DATA SECTION>
— Start —

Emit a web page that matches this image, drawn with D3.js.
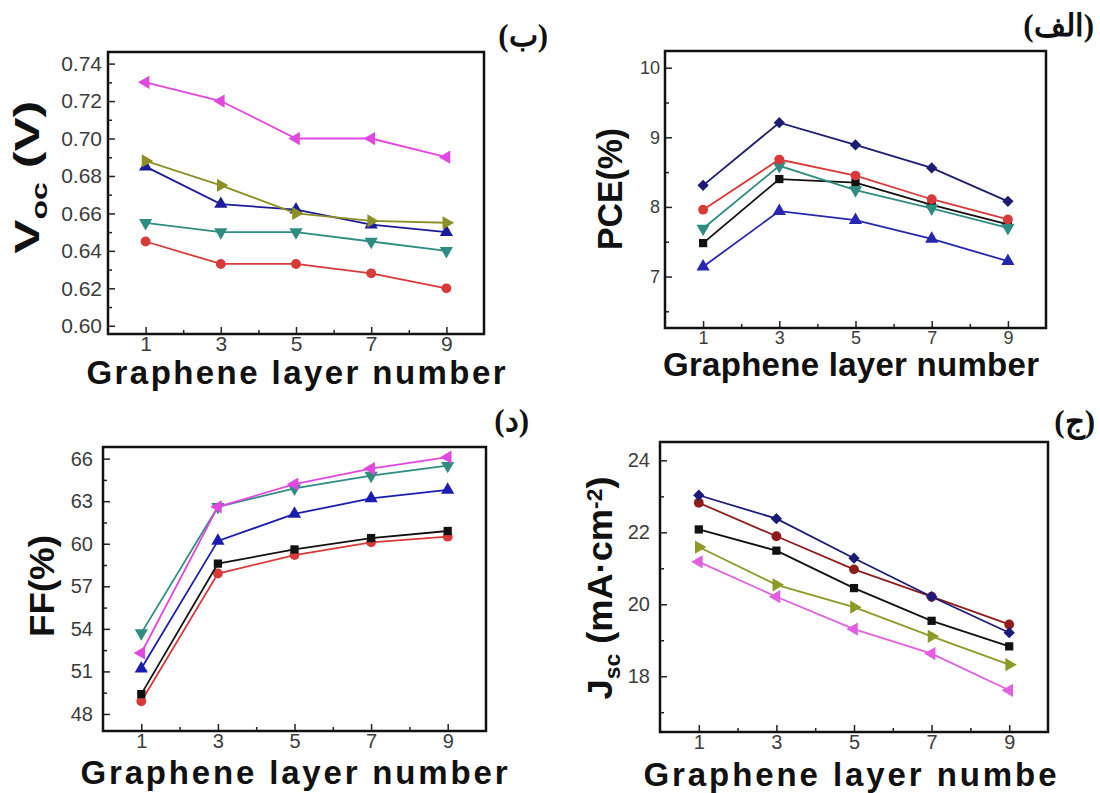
<!DOCTYPE html>
<html lang="en">
<head>
<meta charset="UTF-8">
<title>Graphene layer number</title>
<style>
  body { margin: 0; background: #fff; }
  svg { display: block; font-family: "Liberation Sans", Arial, sans-serif; }
  .frame { fill: none; stroke: #111; stroke-width: 2.5px; }
  .tick text { fill: #3c3c3c; }
  .tick line { stroke: #222; stroke-width: 1.5px; }
  .series { fill: none; stroke-width: 1.8px; }
  .title { font-weight: bold; fill: #111; }
  .tag { font-family: "Liberation Serif", "DejaVu Serif", serif; font-weight: bold; font-size: 31px; fill: #111; }
</style>
</head>
<body>
<script src="https://cdnjs.cloudflare.com/ajax/libs/d3/7.8.5/d3.min.js"></script>
<script>
const layers = [1, 3, 5, 7, 9];
const xMajor = [1, 3, 5, 7, 9];
const xMinor = [2, 4, 6, 8];

// (ب) open circuit voltage
const vocMagenta = [0.730, 0.720, 0.700, 0.700, 0.690];
const vocOlive = [0.688, 0.675, 0.660, 0.656, 0.655];
const vocNavy = [0.685, 0.665, 0.662, 0.654, 0.650];
const vocTeal = [0.655, 0.650, 0.650, 0.645, 0.640];
const vocRed = [0.645, 0.633, 0.633, 0.628, 0.620];
const vocTicks = [0.60, 0.62, 0.64, 0.66, 0.68, 0.70, 0.72, 0.74];
const vocMinor = [0.61, 0.63, 0.65, 0.67, 0.69, 0.71, 0.73];

// (الف) PCE
const pceNavy = [8.31, 9.21, 8.89, 8.56, 8.08];
const pceRed = [7.96, 8.68, 8.45, 8.11, 7.82];
const pceTeal = [7.69, 8.59, 8.24, 7.98, 7.70];
const pceBlack = [7.48, 8.40, 8.35, 8.03, 7.75];
const pceBlue = [7.14, 7.94, 7.81, 7.54, 7.22];
const pceTicks = [7, 8, 9, 10];
const pceMinor = [6.5, 7.5, 8.5, 9.5];

// (د) fill factor
const ffMagenta = [52.3, 62.6, 64.2, 65.3, 66.1];
const ffTeal = [53.7, 62.6, 63.9, 64.8, 65.5];
const ffNavy = [51.2, 60.2, 62.1, 63.2, 63.8];
const ffBlack = [49.4, 58.6, 59.6, 60.4, 60.9];
const ffRed = [48.9, 57.9, 59.2, 60.1, 60.5];
const ffTicks = [48, 51, 54, 57, 60, 63, 66];
const ffMinor = [49.5, 52.5, 55.5, 58.5, 61.5, 64.5];

// (ج) short circuit current
const jscNavy = [23.03, 22.38, 21.28, 20.21, 19.21];
const jscRed = [22.82, 21.89, 20.97, 20.21, 19.44];
const jscBlack = [22.08, 21.49, 20.45, 19.54, 18.83];
const jscOlive = [21.59, 20.54, 19.92, 19.11, 18.32];
const jscMagenta = [21.18, 20.21, 19.31, 18.63, 17.61];
const jscTicks = [18, 20, 22, 24];
const jscMinor = [17, 19, 21, 23];

const tri = d3.symbol().type(d3.symbolTriangle).size(76)();
const shapes = {
  circle: { d: d3.symbol().type(d3.symbolCircle).size(76)(), rot: 0 },
  square: { d: d3.symbol().type(d3.symbolSquare).size(68)(), rot: 0 },
  diamond: { d: d3.symbol().type(d3.symbolSquare).size(64)(), rot: 45 },
  up: { d: tri, rot: 0 },
  down: { d: tri, rot: 180 },
  left: { d: tri, rot: -90 },
  right: { d: tri, rot: 90 },
};

const panels = [
  {
    tag: '(ب)', tagAt: [548, 46],
    box: [108, 52, 484, 334], yDomain: [0.5956, 0.7462],
    yTicks: vocTicks, yMinor: vocMinor, fmt: d3.format('.2f'), fs: 21, yPad: 6, xPad: 2,
    yTitle: [['V'], ['oc', 'sub'], [' (V)']], yTitleAt: [39, 177], yTitleLen: 153,
    xTitle: 'Graphene layer number', xTitleAt: [296, 384], xTitleLen: 419,
    series: [
      [vocRed, '#d83a3a', 'circle'],
      [vocTeal, '#2f8c80', 'down'],
      [vocNavy, '#1c1c9a', 'up'],
      [vocOlive, '#8c9024', 'right'],
      [vocMagenta, '#e048e0', 'left'],
    ],
  },
  {
    tag: '(الف)', tagAt: [1094, 36],
    box: [665, 51, 1046, 328], yDomain: [6.26, 10.24],
    yTicks: pceTicks, yMinor: pceMinor, fmt: d3.format('d'), fs: 18, yPad: 5, xPad: 3,
    yTitle: [['PCE(%)']], yTitleAt: [622, 189], yTitleLen: 122,
    xTitle: 'Graphene layer number', xTitleAt: [851, 376], xTitleLen: 376,
    series: [
      [pceBlue, '#2626b0', 'up'],
      [pceBlack, '#111111', 'square'],
      [pceTeal, '#2f8c80', 'down'],
      [pceRed, '#d83a3a', 'circle'],
      [pceNavy, '#1c1c70', 'diamond'],
    ],
  },
  {
    tag: '(د)', tagAt: [529, 431],
    box: [103, 447, 486, 731], yDomain: [46.8, 66.82],
    yTicks: ffTicks, yMinor: ffMinor, fmt: d3.format('d'), fs: 20, yPad: 10, xPad: 3,
    yTitle: [['FF(%)']], yTitleAt: [54, 586], yTitleLen: 102,
    xTitle: 'Graphene layer number', xTitleAt: [294, 784], xTitleLen: 427,
    series: [
      [ffRed, '#d83a3a', 'circle'],
      [ffBlack, '#111111', 'square'],
      [ffNavy, '#1c1cb0', 'up'],
      [ffTeal, '#2f8c80', 'down'],
      [ffMagenta, '#e048e0', 'left'],
    ],
  },
  {
    tag: '(ج)', tagAt: [1095, 432],
    box: [660, 442, 1048, 732], yDomain: [16.45, 24.51],
    yTicks: jscTicks, yMinor: jscMinor, fmt: d3.format('d'), fs: 20, yPad: 10, xPad: 3,
    yTitle: [['J'], ['sc', 'sub'], [' (mA·cm'], ['-2', 'sup'], [')']], yTitleAt: [612, 588], yTitleLen: 223,
    xTitle: 'Graphene layer numbe', xTitleAt: [850, 786], xTitleLen: 413,
    series: [
      [jscMagenta, '#e060e0', 'left'],
      [jscOlive, '#8c9a28', 'right'],
      [jscBlack, '#111111', 'square'],
      [jscRed, '#8e1e1e', 'circle'],
      [jscNavy, '#1c1c78', 'diamond'],
    ],
  },
];

const svg = d3.select('body').append('svg')
  .attr('width', 1100)
  .attr('height', 793);

panels.forEach(p => {
  const [x0, y0, x1, y1] = p.box;
  const x = d3.scaleLinear().domain([0, 10]).range([x0, x1]);
  const y = d3.scaleLinear().domain(p.yDomain).range([y1, y0]);
  const g = svg.append('g');

  // y axis, ticks pointing inward
  g.append('g')
    .attr('transform', `translate(${x0},0)`)
    .call(d3.axisLeft(y).tickValues(p.yTicks).tickFormat(p.fmt).tickSize(-7).tickPadding(p.yPad))
    .attr('font-size', p.fs).attr('font-family', null)
    .call(a => a.select('.domain').remove());
  g.append('g')
    .attr('transform', `translate(${x0},0)`)
    .call(d3.axisLeft(y).tickValues(p.yMinor).tickFormat('').tickSize(-4))
    .call(a => a.select('.domain').remove());

  // x axis
  g.append('g')
    .attr('transform', `translate(0,${y1})`)
    .call(d3.axisBottom(x).tickValues(xMajor).tickFormat(d3.format('d')).tickSize(-7).tickPadding(p.xPad))
    .attr('font-size', p.fs).attr('font-family', null)
    .call(a => a.select('.domain').remove());
  g.append('g')
    .attr('transform', `translate(0,${y1})`)
    .call(d3.axisBottom(x).tickValues(xMinor).tickFormat('').tickSize(-4))
    .call(a => a.select('.domain').remove());

  g.append('rect')
    .attr('class', 'frame')
    .attr('x', x0).attr('y', y0)
    .attr('width', x1 - x0).attr('height', y1 - y0);

  const line = d3.line()
    .x((d, i) => x(layers[i]))
    .y(d => y(d));

  p.series.forEach(([vals, color, shape]) => {
    g.append('path')
      .datum(vals)
      .attr('class', 'series')
      .attr('stroke', color)
      .attr('d', line);
    g.selectAll(null)
      .data(vals)
      .enter().append('path')
      .attr('d', shapes[shape].d)
      .attr('fill', color)
      .attr('transform', (d, i) => `translate(${x(layers[i])},${y(d)}) rotate(${shapes[shape].rot})`);
  });

  // axis titles
  g.append('text')
    .attr('class', 'title')
    .attr('x', p.xTitleAt[0]).attr('y', p.xTitleAt[1])
    .attr('text-anchor', 'middle')
    .attr('font-size', 33)
    .attr('textLength', p.xTitleLen)
    .attr('lengthAdjust', 'spacing')
    .text(p.xTitle);

  const yt = g.append('text')
    .attr('class', 'title')
    .attr('text-anchor', 'middle')
    .attr('font-size', 35);
  let shift = 0;
  p.yTitle.forEach(([t, kind]) => {
    const want = kind === 'sub' ? 8 : kind === 'sup' ? -10 : 0;
    yt.append('tspan')
      .attr('dy', want - shift)
      .attr('font-size', kind ? 22 : 35)
      .text(t);
    shift = want;
  });
  // stretch along the text so it spans the same length as the original
  const natural = yt.node().getComputedTextLength();
  const sx = p.yTitleLen / natural;
  yt.attr('transform', `translate(${p.yTitleAt[0]},${p.yTitleAt[1]}) rotate(-90) scale(${sx},1)`);

  svg.append('text')
    .attr('class', 'tag')
    .attr('x', p.tagAt[0]).attr('y', p.tagAt[1])
    .attr('text-anchor', 'end')
    .text(p.tag);
});
</script>
</body>
</html>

— End —

PROBLEM STATEMENT>
Restate only the lines running from the start of the material above through the line containing "const xMinor = [2, 4, 6, 8];", ends included. No pictures.

THE SOLUTION>
Emit a web page that matches this image, drawn with D3.js.
<!DOCTYPE html>
<html lang="en">
<head>
<meta charset="UTF-8">
<title>Graphene layer number</title>
<style>
  body { margin: 0; background: #fff; }
  svg { display: block; font-family: "Liberation Sans", Arial, sans-serif; }
  .frame { fill: none; stroke: #111; stroke-width: 2.5px; }
  .tick text { fill: #3c3c3c; }
  .tick line { stroke: #222; stroke-width: 1.5px; }
  .series { fill: none; stroke-width: 1.8px; }
  .title { font-weight: bold; fill: #111; }
  .tag { font-family: "Liberation Serif", "DejaVu Serif", serif; font-weight: bold; font-size: 31px; fill: #111; }
</style>
</head>
<body>
<script src="https://cdnjs.cloudflare.com/ajax/libs/d3/7.8.5/d3.min.js"></script>
<script>
const layers = [1, 3, 5, 7, 9];
const xMajor = [1, 3, 5, 7, 9];
const xMinor = [2, 4, 6, 8];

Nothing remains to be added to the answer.